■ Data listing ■
(begin)
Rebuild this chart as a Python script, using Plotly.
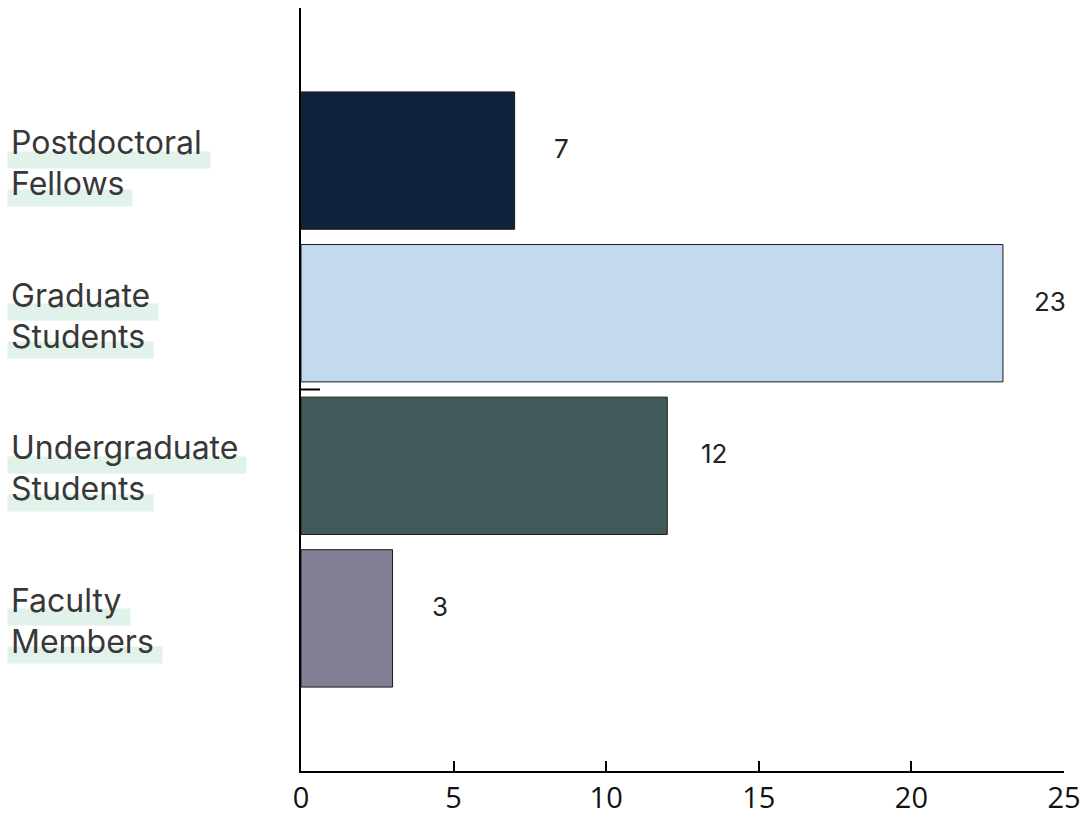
import plotly.graph_objects as go

# Research group composition (head counts), listed bottom to top
categories = ["Faculty Members", "Undergraduate Students", "Graduate Students", "Postdoctoral Fellows"]
label_lines = [["Faculty", "Members"], ["Undergraduate", "Students"], ["Graduate", "Students"], ["Postdoctoral", "Fellows"]]
counts = [3, 12, 23, 7]
bar_colors = ["#837f94", "#405a5a", "#c3daee", "#10223b"]
x_ticks = [0, 5, 10, 15, 20, 25]

LABEL_FONT = dict(family="Inter, Liberation Sans, Arial, sans-serif", size=32, color="#383838")
VALUE_FONT = dict(family="Inter, Liberation Sans, Arial, sans-serif", size=26, color="#222222")
HIGHLIGHT = "#e0f2ea"

fig = go.Figure(
    go.Bar(
        x=counts,
        y=categories,
        orientation="h",
        width=0.9,
        marker=dict(color=bar_colors, line=dict(color="#1a1a1a", width=1)),
        hoverinfo="x+y",
    )
)

annotations = []
# Highlighter strokes behind each label line (drawn first so the text sits on top)
for cat, lines in zip(categories, label_lines):
    for i, line in enumerate(lines):
        annotations.append(dict(
            xref="paper", yref="y", x=-0.3855, y=cat,
            xanchor="left", yanchor="middle",
            text=line + "&nbsp;", showarrow=False,
            font=dict(family=LABEL_FONT["family"], size=LABEL_FONT["size"], color="rgba(0,0,0,0)"),
            bgcolor=HIGHLIGHT, height=14, borderpad=1,
            yshift=1 if i == 0 else -37,
        ))
# Category label text, one annotation per line
for cat, lines in zip(categories, label_lines):
    for i, line in enumerate(lines):
        annotations.append(dict(
            xref="paper", yref="y", x=-0.383, y=cat,
            xanchor="left", yanchor="middle",
            text=line, showarrow=False, font=LABEL_FONT,
            yshift=18 if i == 0 else -23,
        ))
# Value labels to the right of each bar
for cat, v in zip(categories, counts):
    annotations.append(dict(
        xref="x", yref="y", x=v, y=cat,
        xanchor="center", yanchor="middle",
        text=str(v), showarrow=False, font=VALUE_FONT,
        xshift=47, yshift=12,
    ))

fig.update_layout(
    width=1086, height=816,
    margin=dict(l=301, r=22, t=8, b=45),
    paper_bgcolor="white", plot_bgcolor="white",
    showlegend=False,
    annotations=annotations,
    shapes=[dict(
        type="line", xref="x", yref="y", xsizemode="pixel", xanchor=0,
        x0=0, x1=19, y0=1.5, y1=1.5,
        line=dict(color="black", width=2),
    )],
)
fig.update_xaxes(
    range=[0, 25], tickvals=x_ticks, ticktext=[str(t) for t in x_ticks],
    showline=True, linecolor="black", linewidth=2,
    ticks="inside", ticklen=10, tickwidth=2, tickcolor="black",
    showgrid=False, zeroline=False, automargin=False,
    tickfont=dict(family="Open Sans, sans-serif", size=29, color="#111111"),
)
fig.update_yaxes(
    type="category", categoryorder="array", categoryarray=categories,
    range=[-1, 4], showline=True, linecolor="black", linewidth=2,
    showticklabels=False, ticks="", showgrid=False, zeroline=False, automargin=False,
)

fig.write_html("out.html")
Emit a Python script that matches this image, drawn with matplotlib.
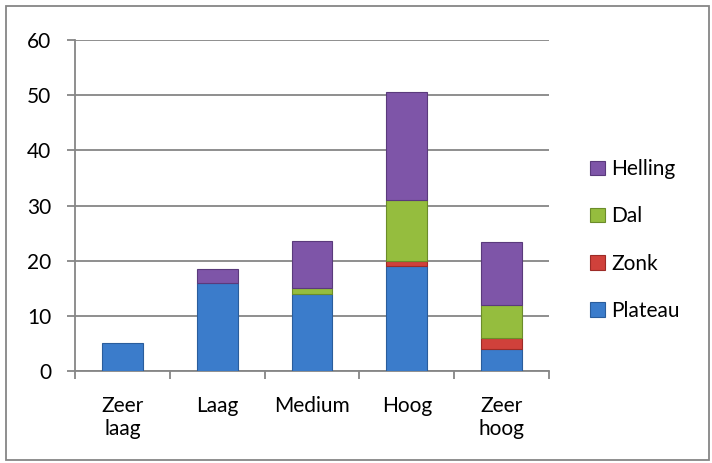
(end)
■ EXERCISE AIM ■
Give back all entries exactly. No pictures belong in the copy.

■ ANSWER TO THE TASK ■
Rebuild this chart as a Python script, using Plotly.
import plotly.graph_objects as go

# Research group composition (head counts), listed bottom to top
categories = ["Faculty Members", "Undergraduate Students", "Graduate Students", "Postdoctoral Fellows"]
label_lines = [["Faculty", "Members"], ["Undergraduate", "Students"], ["Graduate", "Students"], ["Postdoctoral", "Fellows"]]
counts = [3, 12, 23, 7]
bar_colors = ["#837f94", "#405a5a", "#c3daee", "#10223b"]
x_ticks = [0, 5, 10, 15, 20, 25]

LABEL_FONT = dict(family="Inter, Liberation Sans, Arial, sans-serif", size=32, color="#383838")
VALUE_FONT = dict(family="Inter, Liberation Sans, Arial, sans-serif", size=26, color="#222222")
HIGHLIGHT = "#e0f2ea"

fig = go.Figure(
    go.Bar(
        x=counts,
        y=categories,
        orientation="h",
        width=0.9,
        marker=dict(color=bar_colors, line=dict(color="#1a1a1a", width=1)),
        hoverinfo="x+y",
    )
)

annotations = []
# Highlighter strokes behind each label line (drawn first so the text sits on top)
for cat, lines in zip(categories, label_lines):
    for i, line in enumerate(lines):
        annotations.append(dict(
            xref="paper", yref="y", x=-0.3855, y=cat,
            xanchor="left", yanchor="middle",
            text=line + "&nbsp;", showarrow=False,
            font=dict(family=LABEL_FONT["family"], size=LABEL_FONT["size"], color="rgba(0,0,0,0)"),
            bgcolor=HIGHLIGHT, height=14, borderpad=1,
            yshift=1 if i == 0 else -37,
        ))
# Category label text, one annotation per line
for cat, lines in zip(categories, label_lines):
    for i, line in enumerate(lines):
        annotations.append(dict(
            xref="paper", yref="y", x=-0.383, y=cat,
            xanchor="left", yanchor="middle",
            text=line, showarrow=False, font=LABEL_FONT,
            yshift=18 if i == 0 else -23,
        ))
# Value labels to the right of each bar
for cat, v in zip(categories, counts):
    annotations.append(dict(
        xref="x", yref="y", x=v, y=cat,
        xanchor="center", yanchor="middle",
        text=str(v), showarrow=False, font=VALUE_FONT,
        xshift=47, yshift=12,
    ))

fig.update_layout(
    width=1086, height=816,
    margin=dict(l=301, r=22, t=8, b=45),
    paper_bgcolor="white", plot_bgcolor="white",
    showlegend=False,
    annotations=annotations,
    shapes=[dict(
        type="line", xref="x", yref="y", xsizemode="pixel", xanchor=0,
        x0=0, x1=19, y0=1.5, y1=1.5,
        line=dict(color="black", width=2),
    )],
)
fig.update_xaxes(
    range=[0, 25], tickvals=x_ticks, ticktext=[str(t) for t in x_ticks],
    showline=True, linecolor="black", linewidth=2,
    ticks="inside", ticklen=10, tickwidth=2, tickcolor="black",
    showgrid=False, zeroline=False, automargin=False,
    tickfont=dict(family="Open Sans, sans-serif", size=29, color="#111111"),
)
fig.update_yaxes(
    type="category", categoryorder="array", categoryarray=categories,
    range=[-1, 4], showline=True, linecolor="black", linewidth=2,
    showticklabels=False, ticks="", showgrid=False, zeroline=False, automargin=False,
)

fig.write_html("out.html")
Emit a Python script that matches this image, drawn with matplotlib.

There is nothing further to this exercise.